Among the findings in the report were that mortgage servicers failed to automatically terminate mortgage insurance and reimburse consumers. Examiners found that more than one mortgage servicer was in violation of the Homeowners Protection Act when they failed to automatically terminate private mortgage insurance for borrowers who were eligible to have such insurance automatically terminated. Under the Homeowners Protection Act, borrowers are eligible to have private mortgage insurance automatically terminated (and servicers are required to terminate the insurance) when the principal balance of the loan is scheduled to reach 78 percent of the original value of the property, according to the CFPB.

“We will continue to shine light on the problems we observe in areas such as servicing, consumer reporting, and debt collection, and hold companies accountable when they do not treat borrowers fairly.”

Richard Cordray

The CFPB has authority under the Dodd-Frank Wall Street Reform and Consumer Protection Act of 2010 to supervise banks and credit unions with assets totaling more than $10 billion, along with certain nonbanks that include mortgage companies, payday lenders, private student lenders, and other nonbanks the CFPB has determined to be “large participants” in the financial market.
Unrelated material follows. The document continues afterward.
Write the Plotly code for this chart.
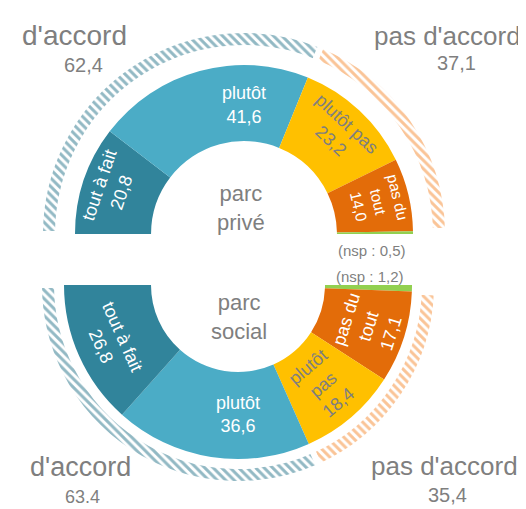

The report issued Tuesday was the ninth edition of Supervisory Highlights. The problems the CFPB finds during supervisory examinations are often resolved without enforcement action non-publicly. Such actions have occurred recently in the areas of mortgage servicing, mortgage origination, deposits, and credit cards. From May 2015 to August 2015, such actions resulted in $107 million in restitution to more than 238,000 consumers.